Пришли тяжелые дни борьбы малыми силами с потоками большевистских полков. Они были политы обильно драгоценной кровью казачьей молодежи. В январе 1918 г. создалась совсем безнадежная обстановка. Партизанские отряды таяли и никто, кроме генерала Попова, не хотел верить в возможность восстания рядовых казачьих масс. С выступлением Голубова исчезла последняя надежда на народную поддержку. 29 января по старому стилю атаман Каледин сложил свои полномочия и покончил с собой в тот же день выстрелом в сердце.

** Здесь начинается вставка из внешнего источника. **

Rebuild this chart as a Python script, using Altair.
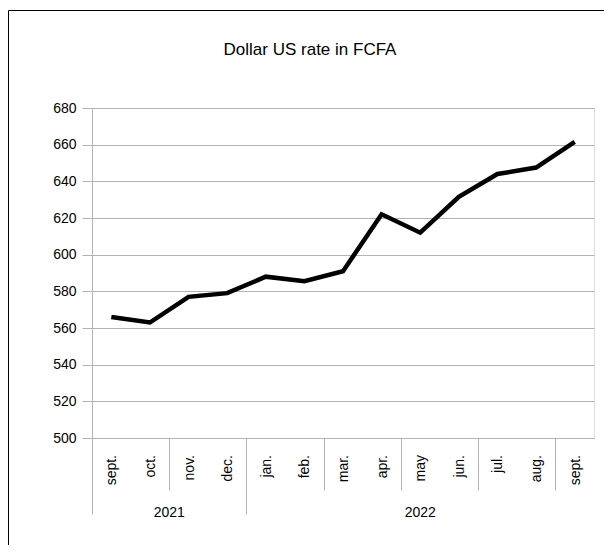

Горячий  патриот  своего  Края, Атаман  не  смог  пережить  катастрофу  Белого  Движения, разразившуюся  зимой  1918 г. В  отличие  от  многих  других  генералов, ушедших  на  Юг  России  или  в  эмиграцию,  Генерального  штаба  генерал  от  кавалерии  Алексей  Максимович  Каледин  не  видел  смысла  в  своей  дальнейшей  жизни  и  деятельности  после  гибели  Дона. А  по-другому  сложившуюся  тогда  ситуацию  оценить  было  нельзя. Казаки  устали  от  войны  и  в  Советской  власти  зла  еще  не  видели. Атаман  видел  дальше  и  видимо  многое  понимал…Но  ушел  в  небытие, как  честный  русский  офицер, в  полном  соответствии  со  славными  традициями  отечественного  офицерства.
И  мы, потомки  его  и  других  казаков  прошлого  должны  уважать  выбор  предков. Когда  стоит  выбор  между  гибелью  с  честью  и  бесчестным  существованием  следует  выбирать  гибель. И  Атаман  «всея  Тихого  Дона»  выбрал. Мир  праху  его!